- [What you need to do]:
Reproduce the records below in their entirety, character for character.

- [Given information]:
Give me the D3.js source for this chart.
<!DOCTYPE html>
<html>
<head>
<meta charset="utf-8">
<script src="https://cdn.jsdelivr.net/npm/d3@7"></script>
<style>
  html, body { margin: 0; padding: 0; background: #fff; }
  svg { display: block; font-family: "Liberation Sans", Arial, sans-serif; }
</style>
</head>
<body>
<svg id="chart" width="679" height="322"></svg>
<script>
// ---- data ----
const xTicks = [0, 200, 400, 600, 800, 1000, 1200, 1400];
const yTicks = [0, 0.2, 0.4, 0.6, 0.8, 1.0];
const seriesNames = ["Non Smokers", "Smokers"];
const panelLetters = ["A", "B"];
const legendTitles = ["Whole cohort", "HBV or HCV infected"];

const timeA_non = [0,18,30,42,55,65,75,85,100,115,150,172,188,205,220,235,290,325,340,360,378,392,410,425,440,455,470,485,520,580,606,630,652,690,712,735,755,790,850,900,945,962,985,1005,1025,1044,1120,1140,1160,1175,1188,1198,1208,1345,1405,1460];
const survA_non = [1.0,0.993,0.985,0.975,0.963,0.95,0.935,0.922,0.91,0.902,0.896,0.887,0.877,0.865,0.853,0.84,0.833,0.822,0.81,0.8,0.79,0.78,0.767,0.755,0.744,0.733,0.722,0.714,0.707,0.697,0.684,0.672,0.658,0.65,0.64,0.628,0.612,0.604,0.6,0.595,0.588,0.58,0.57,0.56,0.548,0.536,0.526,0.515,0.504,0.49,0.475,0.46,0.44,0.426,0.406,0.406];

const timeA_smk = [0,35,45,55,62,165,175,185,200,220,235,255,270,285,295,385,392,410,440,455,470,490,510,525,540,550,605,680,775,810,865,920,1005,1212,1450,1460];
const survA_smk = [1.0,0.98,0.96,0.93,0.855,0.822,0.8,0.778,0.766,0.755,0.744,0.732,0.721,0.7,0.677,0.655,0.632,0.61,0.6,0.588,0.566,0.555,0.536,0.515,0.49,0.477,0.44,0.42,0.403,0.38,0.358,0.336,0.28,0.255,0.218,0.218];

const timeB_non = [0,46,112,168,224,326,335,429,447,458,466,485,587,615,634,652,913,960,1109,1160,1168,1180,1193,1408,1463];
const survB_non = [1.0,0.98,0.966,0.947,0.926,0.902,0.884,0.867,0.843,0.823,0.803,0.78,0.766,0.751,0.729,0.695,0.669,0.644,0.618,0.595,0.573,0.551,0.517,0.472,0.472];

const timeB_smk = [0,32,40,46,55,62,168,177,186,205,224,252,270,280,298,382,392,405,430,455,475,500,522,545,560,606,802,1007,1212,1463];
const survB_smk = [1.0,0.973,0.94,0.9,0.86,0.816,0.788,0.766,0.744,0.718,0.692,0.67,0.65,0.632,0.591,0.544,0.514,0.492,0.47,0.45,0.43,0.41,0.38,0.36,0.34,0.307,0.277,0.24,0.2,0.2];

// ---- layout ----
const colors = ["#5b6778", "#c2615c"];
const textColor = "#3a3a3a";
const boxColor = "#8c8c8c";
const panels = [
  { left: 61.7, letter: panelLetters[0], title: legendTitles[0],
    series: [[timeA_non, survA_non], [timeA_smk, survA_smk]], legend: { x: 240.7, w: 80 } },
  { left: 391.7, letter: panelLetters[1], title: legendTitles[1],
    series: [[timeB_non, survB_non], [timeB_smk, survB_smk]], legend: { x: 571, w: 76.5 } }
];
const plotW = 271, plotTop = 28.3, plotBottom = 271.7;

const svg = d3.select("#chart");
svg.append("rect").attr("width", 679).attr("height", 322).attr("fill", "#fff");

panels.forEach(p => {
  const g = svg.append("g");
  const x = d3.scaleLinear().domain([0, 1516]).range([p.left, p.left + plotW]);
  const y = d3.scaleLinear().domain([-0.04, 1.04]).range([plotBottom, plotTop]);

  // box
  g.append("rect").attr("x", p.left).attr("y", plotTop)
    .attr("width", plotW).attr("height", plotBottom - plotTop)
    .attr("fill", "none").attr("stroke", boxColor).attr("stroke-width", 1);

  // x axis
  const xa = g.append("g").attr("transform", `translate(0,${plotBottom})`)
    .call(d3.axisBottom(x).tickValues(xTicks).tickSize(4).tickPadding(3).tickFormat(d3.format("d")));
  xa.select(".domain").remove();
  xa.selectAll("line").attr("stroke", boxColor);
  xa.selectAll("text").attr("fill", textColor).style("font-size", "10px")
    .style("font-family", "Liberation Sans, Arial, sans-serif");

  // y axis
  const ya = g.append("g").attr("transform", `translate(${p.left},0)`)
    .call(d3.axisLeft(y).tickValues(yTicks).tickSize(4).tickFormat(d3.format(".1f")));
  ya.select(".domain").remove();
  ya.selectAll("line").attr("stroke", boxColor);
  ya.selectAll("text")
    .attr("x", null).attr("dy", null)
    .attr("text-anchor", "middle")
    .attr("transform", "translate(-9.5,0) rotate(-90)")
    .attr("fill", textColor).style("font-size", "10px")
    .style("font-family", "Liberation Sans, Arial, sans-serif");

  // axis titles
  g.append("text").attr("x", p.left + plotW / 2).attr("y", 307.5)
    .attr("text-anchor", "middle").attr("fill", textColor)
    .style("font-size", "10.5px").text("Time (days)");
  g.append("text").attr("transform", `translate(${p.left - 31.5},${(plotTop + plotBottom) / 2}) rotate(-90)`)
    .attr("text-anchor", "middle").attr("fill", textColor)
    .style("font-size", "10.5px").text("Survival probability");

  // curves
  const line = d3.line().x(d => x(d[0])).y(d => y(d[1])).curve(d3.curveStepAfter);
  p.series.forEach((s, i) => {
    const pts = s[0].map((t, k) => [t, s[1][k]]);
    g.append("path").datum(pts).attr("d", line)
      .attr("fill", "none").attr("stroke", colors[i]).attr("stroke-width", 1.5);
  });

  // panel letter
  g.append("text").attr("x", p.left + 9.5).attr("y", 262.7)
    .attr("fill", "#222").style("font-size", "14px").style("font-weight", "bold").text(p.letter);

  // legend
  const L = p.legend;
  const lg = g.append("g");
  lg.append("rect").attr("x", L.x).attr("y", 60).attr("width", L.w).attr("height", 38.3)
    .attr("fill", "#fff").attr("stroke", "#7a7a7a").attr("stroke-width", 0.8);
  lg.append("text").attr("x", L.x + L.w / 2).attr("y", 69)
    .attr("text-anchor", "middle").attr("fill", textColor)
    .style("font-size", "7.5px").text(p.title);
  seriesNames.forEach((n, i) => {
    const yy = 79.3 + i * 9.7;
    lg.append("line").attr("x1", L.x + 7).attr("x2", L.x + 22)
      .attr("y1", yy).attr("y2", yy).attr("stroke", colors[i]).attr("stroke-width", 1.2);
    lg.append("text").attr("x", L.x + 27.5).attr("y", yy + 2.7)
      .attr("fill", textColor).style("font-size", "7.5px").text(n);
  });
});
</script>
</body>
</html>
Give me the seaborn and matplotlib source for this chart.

- [Written solution]:
Give me the D3.js source for this chart.
<!DOCTYPE html>
<html>
<head>
<meta charset="utf-8">
<script src="https://cdn.jsdelivr.net/npm/d3@7"></script>
<style>
  html, body { margin: 0; padding: 0; background: #fff; }
  svg { display: block; font-family: "Liberation Sans", Arial, sans-serif; }
</style>
</head>
<body>
<svg id="chart" width="679" height="322"></svg>
<script>
// ---- data ----
const xTicks = [0, 200, 400, 600, 800, 1000, 1200, 1400];
const yTicks = [0, 0.2, 0.4, 0.6, 0.8, 1.0];
const seriesNames = ["Non Smokers", "Smokers"];
const panelLetters = ["A", "B"];
const legendTitles = ["Whole cohort", "HBV or HCV infected"];

const timeA_non = [0,18,30,42,55,65,75,85,100,115,150,172,188,205,220,235,290,325,340,360,378,392,410,425,440,455,470,485,520,580,606,630,652,690,712,735,755,790,850,900,945,962,985,1005,1025,1044,1120,1140,1160,1175,1188,1198,1208,1345,1405,1460];
const survA_non = [1.0,0.993,0.985,0.975,0.963,0.95,0.935,0.922,0.91,0.902,0.896,0.887,0.877,0.865,0.853,0.84,0.833,0.822,0.81,0.8,0.79,0.78,0.767,0.755,0.744,0.733,0.722,0.714,0.707,0.697,0.684,0.672,0.658,0.65,0.64,0.628,0.612,0.604,0.6,0.595,0.588,0.58,0.57,0.56,0.548,0.536,0.526,0.515,0.504,0.49,0.475,0.46,0.44,0.426,0.406,0.406];

const timeA_smk = [0,35,45,55,62,165,175,185,200,220,235,255,270,285,295,385,392,410,440,455,470,490,510,525,540,550,605,680,775,810,865,920,1005,1212,1450,1460];
const survA_smk = [1.0,0.98,0.96,0.93,0.855,0.822,0.8,0.778,0.766,0.755,0.744,0.732,0.721,0.7,0.677,0.655,0.632,0.61,0.6,0.588,0.566,0.555,0.536,0.515,0.49,0.477,0.44,0.42,0.403,0.38,0.358,0.336,0.28,0.255,0.218,0.218];

const timeB_non = [0,46,112,168,224,326,335,429,447,458,466,485,587,615,634,652,913,960,1109,1160,1168,1180,1193,1408,1463];
const survB_non = [1.0,0.98,0.966,0.947,0.926,0.902,0.884,0.867,0.843,0.823,0.803,0.78,0.766,0.751,0.729,0.695,0.669,0.644,0.618,0.595,0.573,0.551,0.517,0.472,0.472];

const timeB_smk = [0,32,40,46,55,62,168,177,186,205,224,252,270,280,298,382,392,405,430,455,475,500,522,545,560,606,802,1007,1212,1463];
const survB_smk = [1.0,0.973,0.94,0.9,0.86,0.816,0.788,0.766,0.744,0.718,0.692,0.67,0.65,0.632,0.591,0.544,0.514,0.492,0.47,0.45,0.43,0.41,0.38,0.36,0.34,0.307,0.277,0.24,0.2,0.2];

// ---- layout ----
const colors = ["#5b6778", "#c2615c"];
const textColor = "#3a3a3a";
const boxColor = "#8c8c8c";
const panels = [
  { left: 61.7, letter: panelLetters[0], title: legendTitles[0],
    series: [[timeA_non, survA_non], [timeA_smk, survA_smk]], legend: { x: 240.7, w: 80 } },
  { left: 391.7, letter: panelLetters[1], title: legendTitles[1],
    series: [[timeB_non, survB_non], [timeB_smk, survB_smk]], legend: { x: 571, w: 76.5 } }
];
const plotW = 271, plotTop = 28.3, plotBottom = 271.7;

const svg = d3.select("#chart");
svg.append("rect").attr("width", 679).attr("height", 322).attr("fill", "#fff");

panels.forEach(p => {
  const g = svg.append("g");
  const x = d3.scaleLinear().domain([0, 1516]).range([p.left, p.left + plotW]);
  const y = d3.scaleLinear().domain([-0.04, 1.04]).range([plotBottom, plotTop]);

  // box
  g.append("rect").attr("x", p.left).attr("y", plotTop)
    .attr("width", plotW).attr("height", plotBottom - plotTop)
    .attr("fill", "none").attr("stroke", boxColor).attr("stroke-width", 1);

  // x axis
  const xa = g.append("g").attr("transform", `translate(0,${plotBottom})`)
    .call(d3.axisBottom(x).tickValues(xTicks).tickSize(4).tickPadding(3).tickFormat(d3.format("d")));
  xa.select(".domain").remove();
  xa.selectAll("line").attr("stroke", boxColor);
  xa.selectAll("text").attr("fill", textColor).style("font-size", "10px")
    .style("font-family", "Liberation Sans, Arial, sans-serif");

  // y axis
  const ya = g.append("g").attr("transform", `translate(${p.left},0)`)
    .call(d3.axisLeft(y).tickValues(yTicks).tickSize(4).tickFormat(d3.format(".1f")));
  ya.select(".domain").remove();
  ya.selectAll("line").attr("stroke", boxColor);
  ya.selectAll("text")
    .attr("x", null).attr("dy", null)
    .attr("text-anchor", "middle")
    .attr("transform", "translate(-9.5,0) rotate(-90)")
    .attr("fill", textColor).style("font-size", "10px")
    .style("font-family", "Liberation Sans, Arial, sans-serif");

  // axis titles
  g.append("text").attr("x", p.left + plotW / 2).attr("y", 307.5)
    .attr("text-anchor", "middle").attr("fill", textColor)
    .style("font-size", "10.5px").text("Time (days)");
  g.append("text").attr("transform", `translate(${p.left - 31.5},${(plotTop + plotBottom) / 2}) rotate(-90)`)
    .attr("text-anchor", "middle").attr("fill", textColor)
    .style("font-size", "10.5px").text("Survival probability");

  // curves
  const line = d3.line().x(d => x(d[0])).y(d => y(d[1])).curve(d3.curveStepAfter);
  p.series.forEach((s, i) => {
    const pts = s[0].map((t, k) => [t, s[1][k]]);
    g.append("path").datum(pts).attr("d", line)
      .attr("fill", "none").attr("stroke", colors[i]).attr("stroke-width", 1.5);
  });

  // panel letter
  g.append("text").attr("x", p.left + 9.5).attr("y", 262.7)
    .attr("fill", "#222").style("font-size", "14px").style("font-weight", "bold").text(p.letter);

  // legend
  const L = p.legend;
  const lg = g.append("g");
  lg.append("rect").attr("x", L.x).attr("y", 60).attr("width", L.w).attr("height", 38.3)
    .attr("fill", "#fff").attr("stroke", "#7a7a7a").attr("stroke-width", 0.8);
  lg.append("text").attr("x", L.x + L.w / 2).attr("y", 69)
    .attr("text-anchor", "middle").attr("fill", textColor)
    .style("font-size", "7.5px").text(p.title);
  seriesNames.forEach((n, i) => {
    const yy = 79.3 + i * 9.7;
    lg.append("line").attr("x1", L.x + 7).attr("x2", L.x + 22)
      .attr("y1", yy).attr("y2", yy).attr("stroke", colors[i]).attr("stroke-width", 1.2);
    lg.append("text").attr("x", L.x + 27.5).attr("y", yy + 2.7)
      .attr("fill", textColor).style("font-size", "7.5px").text(n);
  });
});
</script>
</body>
</html>
Give me the seaborn and matplotlib source for this chart.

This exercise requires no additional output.